WHAT TO WORK ON: Transcribe the listing verbatim. Do not carry over any pictures.

GIVEN DATA:
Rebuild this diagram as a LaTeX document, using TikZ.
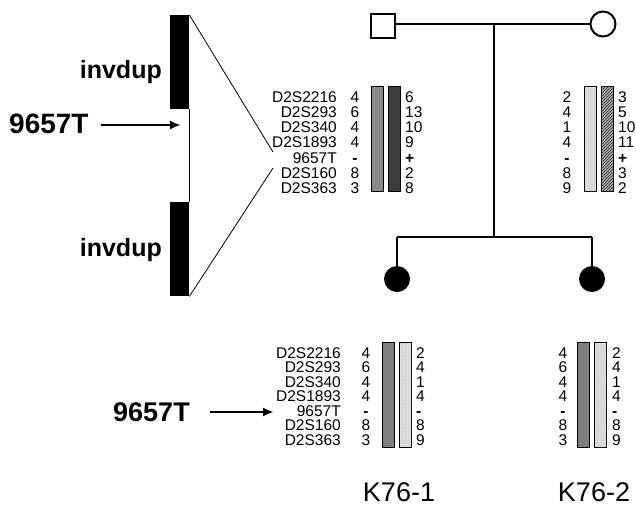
\documentclass[tikz,border=0pt]{standalone}
\usepackage{fontspec}
\setmainfont{Liberation Sans}
\usetikzlibrary{arrows.meta,patterns}
\definecolor{midgray}{HTML}{8A8A8A}
\definecolor{darkgray2}{HTML}{3C3C3C}
\definecolor{lightgray2}{HTML}{DCDCDC}
\definecolor{hatchgray}{HTML}{A8A8A8}
\definecolor{kidgray}{HTML}{7E7E7E}
\begin{document}
\begin{tikzpicture}[x=1pt,y=-1pt,
  mk/.style={font=\fontsize{15.5}{15.5}\selectfont, inner sep=0pt, text height=11pt, text depth=0pt},
  big/.style={font=\bfseries\fontsize{#1}{#1}\selectfont, inner sep=0pt},
  ped/.style={line width=2pt},
  chr/.style={fill=black, draw=none, minimum width=19pt, minimum height=94pt, inner sep=0pt, anchor=north west},
  hbar/.style={draw=black, line width=1.2pt, minimum width=12pt, inner sep=0pt, anchor=north west},
  graybar/.style={hbar, fill=midgray},
  darkbar/.style={hbar, fill=darkgray2},
  lightbar/.style={hbar, fill=lightgray2, postaction={pattern=dots, pattern color=gray!60}},
  hatchbar/.style={hbar, fill=hatchgray, postaction={pattern=north east lines, pattern color=gray!40!black}},
  kidbar/.style={hbar, fill=kidgray},
  arr/.style={line width=2.4pt, -{Latex[length=11pt,width=9pt]}},
  thin/.style={line width=0.8pt}
]
\useasboundingbox (0,0) rectangle (636,506);

% ---------- left chromosome ----------
\node[chr] (topbar) at (170,15) {};
\node[chr] (botbar) at (170,202) {};
\draw[thin] (topbar.south east) -- (botbar.north east);
\coordinate (p1) at (273,152);
\coordinate (p2) at (273,168);
\draw[thin] (topbar.north east) -- (p1);
\draw[thin] (botbar.south east) -- (p2);
\node[big=25, anchor=east] (inv1) at (162,72) {invdup};
\node[big=25, anchor=east] (inv2) at (162,250) {invdup};
\node[big=28, anchor=west] (lab1) at (9,124) {9657T};
\coordinate (a1) at (181,125);
\draw[arr, shorten <=12pt] (lab1.east |- a1) -- (a1);

% ---------- pedigree ----------
\node[draw, ped, minimum size=24pt, inner sep=0pt] (father) at (383,26) {};
\node[draw, ped, circle, minimum size=25pt, inner sep=0pt] (mother) at (603,24) {};
\draw[ped] (father.east |- mother.west) -- (mother.west);
\coordinate (m) at (494,24);
\coordinate (s) at (494,237);
\draw[ped] (m) -- (s);
\node[circle, fill=black, minimum size=26pt, inner sep=0pt] (kid1) at (397,279) {};
\node[circle, fill=black, minimum size=26pt, inner sep=0pt] (kid2) at (592,279) {};
\coordinate (s1) at (397,237);
\coordinate (s2) at (592,237);
\draw[ped] (s1) -- (s2);
\draw[ped] (s1) -- (kid1.north);
\draw[ped] (s2) -- (kid2.north);

% ---------- father haplotype ----------
\node[graybar, minimum height=105pt] (fb1) at (371,86) {};
\node[darkbar, minimum height=105pt] (fb2) at (388,86) {};
\foreach \n/\a/\b [count=\i from 0] in {D2S2216/4/6, D2S293/6/13, D2S340/4/10, D2S1893/4/9, 9657T/\textbf{-}/\textbf{+}, D2S160/8/2, D2S363/3/8}{
  \node[mk, anchor=east] (fn\i) at (337,96.5+15.25*\i) {\n};
  \node[mk] (fa\i) at (355,96.5+15.25*\i) {\a};
  \node[mk, anchor=west] (fr\i) at (405,96.5+15.25*\i) {\b};
}

% ---------- mother haplotype ----------
\node[lightbar, minimum height=105pt] (mb1) at (584,86) {};
\node[hatchbar, minimum height=105pt] (mb2) at (601,86) {};
\foreach \a/\b [count=\i from 0] in {2/3, 4/5, 1/10, 4/11, \textbf{-}/\textbf{+}, 8/3, 9/2}{
  \node[mk] (ma\i) at (567,96.5+15.25*\i) {\a};
  \node[mk, anchor=west] (mr\i) at (618,96.5+15.25*\i) {\b};
}

% ---------- K76-1 ----------
\node[kidbar, minimum height=105pt] (k1b1) at (382,342) {};
\node[lightbar, minimum height=105pt] (k1b2) at (399,342) {};
\foreach \n/\a/\b [count=\i from 0] in {D2S2216/4/2, D2S293/6/4, D2S340/4/1, D2S1893/4/4, 9657T/\textbf{-}/\textbf{-}, D2S160/8/8, D2S363/3/9}{
  \node[mk, anchor=east] (kn\i) at (341,352.5+14.5*\i) {\n};
  \node[mk] (ka\i) at (366,352.5+14.5*\i) {\a};
  \node[mk, anchor=west] (kr\i) at (416,352.5+14.5*\i) {\b};
}
\node[big=27, anchor=west] (lab2) at (113,412) {9657T};
\coordinate (a2) at (274,412);
\draw[arr, shorten <=20pt] (lab2.east |- a2) -- (a2);
\node[font=\fontsize{27}{27}\selectfont, inner sep=0pt] (k1lab) at (399,492) {K76-1};

% ---------- K76-2 ----------
\node[kidbar, minimum height=105pt] (k2b1) at (577,342) {};
\node[lightbar, minimum height=105pt] (k2b2) at (594,342) {};
\foreach \a/\b [count=\i from 0] in {4/2, 6/4, 4/1, 4/4, \textbf{-}/\textbf{-}, 8/8, 3/9}{
  \node[mk] (qa\i) at (563,352.5+14.5*\i) {\a};
  \node[mk, anchor=west] (qr\i) at (612,352.5+14.5*\i) {\b};
}
\node[font=\fontsize{27}{27}\selectfont, inner sep=0pt] (k2lab) at (594,492) {K76-2};
\end{tikzpicture}
\end{document}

SOLUTION:
Rebuild this diagram as a LaTeX document, using TikZ.
\documentclass[tikz,border=0pt]{standalone}
\usepackage{fontspec}
\setmainfont{Liberation Sans}
\usetikzlibrary{arrows.meta,patterns}
\definecolor{midgray}{HTML}{8A8A8A}
\definecolor{darkgray2}{HTML}{3C3C3C}
\definecolor{lightgray2}{HTML}{DCDCDC}
\definecolor{hatchgray}{HTML}{A8A8A8}
\definecolor{kidgray}{HTML}{7E7E7E}
\begin{document}
\begin{tikzpicture}[x=1pt,y=-1pt,
  mk/.style={font=\fontsize{15.5}{15.5}\selectfont, inner sep=0pt, text height=11pt, text depth=0pt},
  big/.style={font=\bfseries\fontsize{#1}{#1}\selectfont, inner sep=0pt},
  ped/.style={line width=2pt},
  chr/.style={fill=black, draw=none, minimum width=19pt, minimum height=94pt, inner sep=0pt, anchor=north west},
  hbar/.style={draw=black, line width=1.2pt, minimum width=12pt, inner sep=0pt, anchor=north west},
  graybar/.style={hbar, fill=midgray},
  darkbar/.style={hbar, fill=darkgray2},
  lightbar/.style={hbar, fill=lightgray2, postaction={pattern=dots, pattern color=gray!60}},
  hatchbar/.style={hbar, fill=hatchgray, postaction={pattern=north east lines, pattern color=gray!40!black}},
  kidbar/.style={hbar, fill=kidgray},
  arr/.style={line width=2.4pt, -{Latex[length=11pt,width=9pt]}},
  thin/.style={line width=0.8pt}
]
\useasboundingbox (0,0) rectangle (636,506);

% ---------- left chromosome ----------
\node[chr] (topbar) at (170,15) {};
\node[chr] (botbar) at (170,202) {};
\draw[thin] (topbar.south east) -- (botbar.north east);
\coordinate (p1) at (273,152);
\coordinate (p2) at (273,168);
\draw[thin] (topbar.north east) -- (p1);
\draw[thin] (botbar.south east) -- (p2);
\node[big=25, anchor=east] (inv1) at (162,72) {invdup};
\node[big=25, anchor=east] (inv2) at (162,250) {invdup};
\node[big=28, anchor=west] (lab1) at (9,124) {9657T};
\coordinate (a1) at (181,125);
\draw[arr, shorten <=12pt] (lab1.east |- a1) -- (a1);

% ---------- pedigree ----------
\node[draw, ped, minimum size=24pt, inner sep=0pt] (father) at (383,26) {};
\node[draw, ped, circle, minimum size=25pt, inner sep=0pt] (mother) at (603,24) {};
\draw[ped] (father.east |- mother.west) -- (mother.west);
\coordinate (m) at (494,24);
\coordinate (s) at (494,237);
\draw[ped] (m) -- (s);
\node[circle, fill=black, minimum size=26pt, inner sep=0pt] (kid1) at (397,279) {};
\node[circle, fill=black, minimum size=26pt, inner sep=0pt] (kid2) at (592,279) {};
\coordinate (s1) at (397,237);
\coordinate (s2) at (592,237);
\draw[ped] (s1) -- (s2);
\draw[ped] (s1) -- (kid1.north);
\draw[ped] (s2) -- (kid2.north);

% ---------- father haplotype ----------
\node[graybar, minimum height=105pt] (fb1) at (371,86) {};
\node[darkbar, minimum height=105pt] (fb2) at (388,86) {};
\foreach \n/\a/\b [count=\i from 0] in {D2S2216/4/6, D2S293/6/13, D2S340/4/10, D2S1893/4/9, 9657T/\textbf{-}/\textbf{+}, D2S160/8/2, D2S363/3/8}{
  \node[mk, anchor=east] (fn\i) at (337,96.5+15.25*\i) {\n};
  \node[mk] (fa\i) at (355,96.5+15.25*\i) {\a};
  \node[mk, anchor=west] (fr\i) at (405,96.5+15.25*\i) {\b};
}

% ---------- mother haplotype ----------
\node[lightbar, minimum height=105pt] (mb1) at (584,86) {};
\node[hatchbar, minimum height=105pt] (mb2) at (601,86) {};
\foreach \a/\b [count=\i from 0] in {2/3, 4/5, 1/10, 4/11, \textbf{-}/\textbf{+}, 8/3, 9/2}{
  \node[mk] (ma\i) at (567,96.5+15.25*\i) {\a};
  \node[mk, anchor=west] (mr\i) at (618,96.5+15.25*\i) {\b};
}

% ---------- K76-1 ----------
\node[kidbar, minimum height=105pt] (k1b1) at (382,342) {};
\node[lightbar, minimum height=105pt] (k1b2) at (399,342) {};
\foreach \n/\a/\b [count=\i from 0] in {D2S2216/4/2, D2S293/6/4, D2S340/4/1, D2S1893/4/4, 9657T/\textbf{-}/\textbf{-}, D2S160/8/8, D2S363/3/9}{
  \node[mk, anchor=east] (kn\i) at (341,352.5+14.5*\i) {\n};
  \node[mk] (ka\i) at (366,352.5+14.5*\i) {\a};
  \node[mk, anchor=west] (kr\i) at (416,352.5+14.5*\i) {\b};
}
\node[big=27, anchor=west] (lab2) at (113,412) {9657T};
\coordinate (a2) at (274,412);
\draw[arr, shorten <=20pt] (lab2.east |- a2) -- (a2);
\node[font=\fontsize{27}{27}\selectfont, inner sep=0pt] (k1lab) at (399,492) {K76-1};

% ---------- K76-2 ----------
\node[kidbar, minimum height=105pt] (k2b1) at (577,342) {};
\node[lightbar, minimum height=105pt] (k2b2) at (594,342) {};
\foreach \a/\b [count=\i from 0] in {4/2, 6/4, 4/1, 4/4, \textbf{-}/\textbf{-}, 8/8, 3/9}{
  \node[mk] (qa\i) at (563,352.5+14.5*\i) {\a};
  \node[mk, anchor=west] (qr\i) at (612,352.5+14.5*\i) {\b};
}
\node[font=\fontsize{27}{27}\selectfont, inner sep=0pt] (k2lab) at (594,492) {K76-2};
\end{tikzpicture}
\end{document}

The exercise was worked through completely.